Effect of apricot kernel ash on the performance of sustainable alkali-activated composites

Abstract

Due to environmental protection policies and the scarcity of natural resources, biomass has become an important renewable energy source. Apricot kernel ash (AKA) as a novel biomass ash was used to partially replace metakaolin to produce an alkali-activated material (AAM), and its mechanical properties, durability, and microstructure were investigated. When AKA partially replaces metakaolin, the mechanical properties of AAM decrease due to its coarse particle size and low reactivity; meanwhile, adding basalt fiber (BF) can effectively improve the mechanical properties of AKA-modified AAM, especially the flexural strength.
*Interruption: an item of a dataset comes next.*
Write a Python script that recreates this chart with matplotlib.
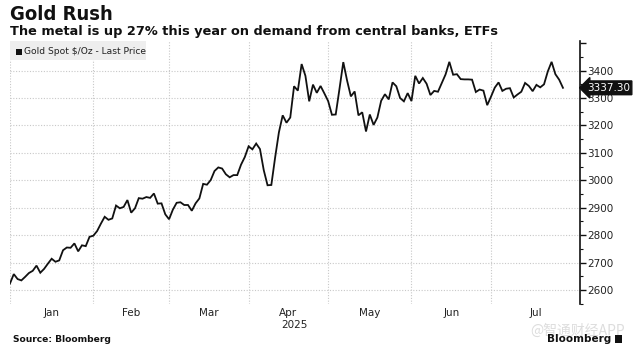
import matplotlib
matplotlib.use("Agg")
import matplotlib.pyplot as plt
import matplotlib.patches as mpatches
from matplotlib.ticker import MultipleLocator, FixedLocator, NullFormatter
import numpy as np
import pandas as pd

# ---------------- data ----------------
title = "Gold Rush"
subtitle = "The metal is up 27% this year on demand from central banks, ETFs"
series_name = "Gold Spot $/Oz - Last Price"
source = "Source: Bloomberg"
last_label = "3337.30"

jan = [2624, 2658, 2640, 2635, 2648, 2662, 2670, 2689, 2663, 2677, 2696, 2714,
       2703, 2708, 2745, 2755, 2754, 2770, 2741, 2763, 2760, 2794, 2798]
feb = [2815, 2842, 2867, 2856, 2861, 2908, 2898, 2903, 2928, 2882, 2898, 2935,
       2933, 2939, 2936, 2952, 2915, 2916, 2876, 2858]
mar = [2893, 2918, 2920, 2910, 2910, 2889, 2916, 2934, 2987, 2984, 3001, 3034,
       3047, 3043, 3022, 3011, 3019, 3019, 3057, 3085, 3124]
apr = [3113, 3134, 3114, 3037, 2982, 2983, 3083, 3175, 3237, 3210, 3229, 3343,
       3327, 3424, 3381, 3288, 3349, 3319, 3344, 3317, 3289]
may = [3239, 3240, 3334, 3431, 3364, 3306, 3324, 3237, 3248, 3178, 3240, 3202,
       3229, 3290, 3314, 3295, 3357, 3343, 3300, 3288, 3318, 3289]
jun = [3381, 3353, 3373, 3352, 3311, 3326, 3323, 3355, 3386, 3432, 3385, 3387,
       3369, 3368, 3368, 3367, 3322, 3331, 3327, 3274, 3305]
jul = [3338, 3357, 3326, 3334, 3336, 3302, 3313, 3323, 3355, 3344, 3325, 3348,
       3339, 3350, 3397, 3432, 3387, 3367, 3337.30]

values = jan + feb + mar + apr + may + jun + jul

# trading days (Bloomberg spacing: weekdays, excluding Jan 1 and Good Friday)
dates = pd.bdate_range("2024-12-31", "2025-07-25")
dates = dates[~dates.isin(pd.to_datetime(["2025-01-01", "2025-04-18"]))]

month_labels = ["Jan", "Feb", "Mar", "Apr", "May", "Jun", "Jul"]
year_label = "2025"
y_ticks = [2600, 2700, 2800, 2900, 3000, 3100, 3200, 3300, 3400, 3500]
y_ticklabels = ["2600", "2700", "2800", "2900", "3000", "3100", "3200", "3300", "3400", ""]

# ---------------- layout ----------------
W, H = 640, 353
fig = plt.figure(figsize=(W / 100, H / 100), dpi=100)
fig.patch.set_facecolor("white")

ax_l, ax_r, ax_t, ax_b = 10, 580, 41, 304
ax = fig.add_axes([ax_l / W, 1 - ax_b / H, (ax_r - ax_l) / W, (ax_b - ax_t) / H])

x = np.arange(len(values))
ax.plot(x, values, color="#111111", lw=1.3, solid_joinstyle="miter", zorder=3)

x_end = len(values) + 3.5
ax.set_xlim(0, x_end)
ax.set_ylim(2549, 3508)

# month boundaries at last trading day of each month
s = pd.Series(np.arange(len(dates)), index=dates)
bounds = list(s.groupby([dates.year, dates.month]).max().values)
grid_x = bounds[:-1]
for gx in grid_x:
    ax.axvline(gx, color="#c8c8c8", lw=0.8, ls=(0, (1, 1.5)), zorder=1)
for yv in y_ticks[:-1]:
    ax.axhline(yv, color="#c8c8c8", lw=0.8, ls=(0, (1, 1.5)), zorder=1)

edges = grid_x + [x_end]
centers = [(edges[i] + edges[i + 1]) / 2 for i in range(len(edges) - 1)]
ax.set_xticks(centers)
ax.set_xticklabels(month_labels, fontsize=7.5, color="#222222", family="DejaVu Sans")
ax.tick_params(axis="x", length=0, pad=3)
fig.text((ax_l + (centers[3] + 1.5) / x_end * (ax_r - ax_l)) / W, 1 - 325 / H,
         year_label, ha="center", va="center", fontsize=7.5, color="#222222")

for sp in ["left", "top", "bottom"]:
    ax.spines[sp].set_visible(False)
ax.spines["right"].set_color("#111111")
ax.spines["right"].set_linewidth(1.2)
ax.yaxis.tick_right()
ax.yaxis.set_major_locator(FixedLocator(y_ticks))
ax.set_yticklabels(y_ticklabels)
ax.yaxis.set_minor_locator(MultipleLocator(50))
ax.yaxis.set_minor_formatter(NullFormatter())
ax.tick_params(axis="y", which="major", direction="out", length=4, width=1,
               color="#111111", labelsize=7.5, labelcolor="#222222", pad=1.5)
ax.tick_params(axis="y", which="minor", direction="out", length=2.5, width=0.8,
               color="#111111")

# last price tag
ax.annotate(last_label, xy=(1.0, values[-1]), xycoords=("axes fraction", "data"),
            xytext=(5, 0), textcoords="offset points", ha="left", va="center",
            fontsize=7.5, color="white",
            bbox=dict(boxstyle="larrow,pad=0.18", fc="#111111", ec="#111111"),
            zorder=6, annotation_clip=False)

# legend box
fig.patches.append(mpatches.Rectangle((10 / W, 1 - 60 / H), 136 / W, 19 / H,
                                      transform=fig.transFigure, fc="#eeeeee",
                                      ec="none", zorder=4))
fig.patches.append(mpatches.Rectangle((16 / W, 1 - 54.5 / H), 6 / W, 6 / H,
                                      transform=fig.transFigure, fc="#111111",
                                      ec="none", zorder=5))
fig.text(24 / W, 1 - 51 / H, series_name, fontsize=6.6, color="#222222",
         ha="left", va="center", zorder=6)

# titles
fig.text(10 / W, 1 - 14 / H, title, fontsize=14.5, fontweight="bold",
         fontstretch="condensed", color="#111111", ha="left", va="center",
         family="DejaVu Sans")
fig.text(10 / W, 1 - 31 / H, subtitle, fontsize=9.3, fontweight="bold",
         color="#111111", ha="left", va="center", family="DejaVu Sans")

# footer
fig.text(13 / W, 1 - 339 / H, source, fontsize=6.6, fontweight="bold",
         color="#111111", ha="left", va="center")
fig.text(578 / W, 1 - 331 / H, "@智通财经APP", fontsize=10, color="#dddddd",
         ha="center", va="center", family=["Noto Sans CJK SC", "DejaVu Sans"],
         zorder=1)
fig.text(611 / W, 1 - 339 / H, "Bloomberg", fontsize=7.5, fontweight="bold",
         color="#111111", ha="right", va="center", zorder=2)
fig.patches.append(mpatches.Rectangle((615 / W, 1 - 343 / H), 7 / W, 8 / H,
                                      transform=fig.transFigure, fc="#111111",
                                      ec="none", zorder=3))

fig.savefig("out.png", dpi=100, facecolor="white")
In addition, incorporating AKA also increases the water permeability of AAM. Specifically, augmenting AKA levels by 20 % and 100 % in samples without BF escalates water absorption by 6.2 % and 25.4 %, respectively, compared to AAM samples without AKA. Nevertheless, the combined application of appropriate amounts of AKA and BF is beneficial to the high-temperature resistance of AAM. For high-temperature resistance, the samples mixed with a small amount of AKA show similar residual compressive strength as plain AAMs, and adding BF effectively reduces the thermal damage. Microstructure studies also show that BF is closely combined with the AAM matrix, and adding too much AKA is not beneficial to the compactness of the microstructure of AAM. This study provides a practical approach for recycling potential biomass ash and a strategy for producing eco-friendly binders.